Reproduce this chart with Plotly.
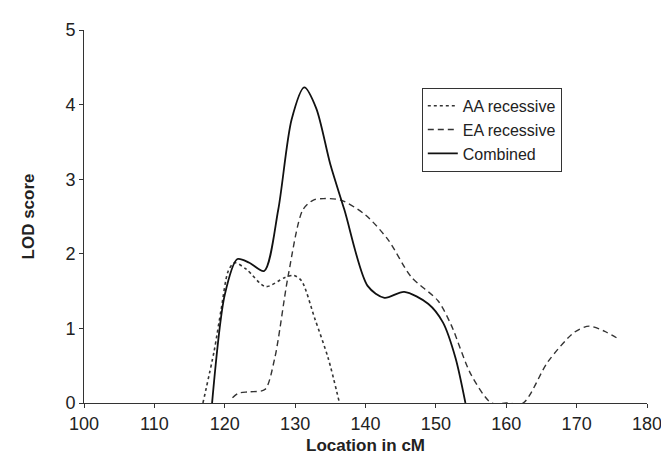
import plotly.graph_objects as go

aa_x = [116.9, 118.5, 119.5, 120.5, 121.4, 123.1, 125.8, 128.5, 129.8, 130.9, 132.8, 134.7, 136.3]
aa_y = [0.0, 0.7, 1.26, 1.77, 1.88, 1.79, 1.56, 1.68, 1.71, 1.64, 1.13, 0.60, 0.0]

ea_x = [121.1, 121.9, 123.5, 125.7, 127.1, 129.0, 131.1, 132.6, 134.0, 136.5, 140.0, 143.2, 146.5, 150.3, 152.2, 155.0, 157.9,
        160.0, 162.4, 165.9, 169.7, 171.8, 174.0, 176.1]
ea_y = [0.07, 0.13, 0.15, 0.18, 0.60, 1.70, 2.59, 2.72, 2.74, 2.72, 2.52, 2.19, 1.69, 1.37, 1.04, 0.38, 0.0,
        0.0, 0.0, 0.55, 0.95, 1.03, 0.96, 0.85]

comb_x = [118.2, 120.0, 121.8, 123.5, 125.6, 127.6, 129.5, 131.3, 133.0, 135.0, 137.0, 140.3, 142.7, 145.5, 148.9, 151.0, 152.8, 154.2]
comb_y = [0.0, 1.45, 1.93, 1.88, 1.77, 2.59, 3.80, 4.23, 3.95, 3.20, 2.59, 1.57, 1.41, 1.49, 1.33, 1.08, 0.60, 0.0]

x_ticks = [100, 110, 120, 130, 140, 150, 160, 170, 180]
y_ticks = [0, 1, 2, 3, 4, 5]

fig = go.Figure()
fig.add_trace(go.Scatter(x=aa_x, y=aa_y, mode="lines", name="AA recessive",
                         line=dict(color="#333333", width=1.6, dash="dot", shape="spline", smoothing=0.8)))
fig.add_trace(go.Scatter(x=ea_x, y=ea_y, mode="lines", name="EA recessive",
                         line=dict(color="#333333", width=1.4, dash="6px,4px", shape="spline", smoothing=0.8)))
fig.add_trace(go.Scatter(x=comb_x, y=comb_y, mode="lines", name="Combined",
                         line=dict(color="#111111", width=1.8, shape="spline", smoothing=0.8)))

font = "Liberation Sans, Arial, sans-serif"
fig.update_layout(
    width=669, height=462,
    margin=dict(l=76, r=30, t=19, b=67),
    paper_bgcolor="white", plot_bgcolor="white",
    font=dict(family=font, size=18, color="#222222"),
    showlegend=True,
    legend=dict(x=0.6, y=0.845, xanchor="left", yanchor="top",
                bordercolor="#333333", borderwidth=1, bgcolor="white",
                font=dict(size=16, color="#222222"), tracegroupgap=0,
                itemwidth=30),
    xaxis=dict(range=[100, 180], tickvals=x_ticks, ticks="outside", ticklen=4,
               tickcolor="#333333", showline=True, linecolor="#333333", linewidth=1,
               showgrid=False, zeroline=False, tickfont=dict(size=18),
               title=dict(text="<b>Location in cM</b>", font=dict(size=17), standoff=6)),
    yaxis=dict(range=[0, 5], tickvals=y_ticks, ticks="outside", ticklen=4,
               tickcolor="#333333", showline=True, linecolor="#333333", linewidth=1,
               showgrid=False, zeroline=False, tickfont=dict(size=18),
               title=dict(text="<b>LOD score</b>", font=dict(size=17), standoff=26)),
)

fig.write_html("out.html")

**Exercise brief**
Look at the listing and set down only the lines from its start through the line with "0.0, 0.0, 0.55, 0.95, 1.03, 0.96, 0.85]", word for word and without pictures.

**Result**
Reproduce this chart with Plotly.
import plotly.graph_objects as go

aa_x = [116.9, 118.5, 119.5, 120.5, 121.4, 123.1, 125.8, 128.5, 129.8, 130.9, 132.8, 134.7, 136.3]
aa_y = [0.0, 0.7, 1.26, 1.77, 1.88, 1.79, 1.56, 1.68, 1.71, 1.64, 1.13, 0.60, 0.0]

ea_x = [121.1, 121.9, 123.5, 125.7, 127.1, 129.0, 131.1, 132.6, 134.0, 136.5, 140.0, 143.2, 146.5, 150.3, 152.2, 155.0, 157.9,
        160.0, 162.4, 165.9, 169.7, 171.8, 174.0, 176.1]
ea_y = [0.07, 0.13, 0.15, 0.18, 0.60, 1.70, 2.59, 2.72, 2.74, 2.72, 2.52, 2.19, 1.69, 1.37, 1.04, 0.38, 0.0,
        0.0, 0.0, 0.55, 0.95, 1.03, 0.96, 0.85]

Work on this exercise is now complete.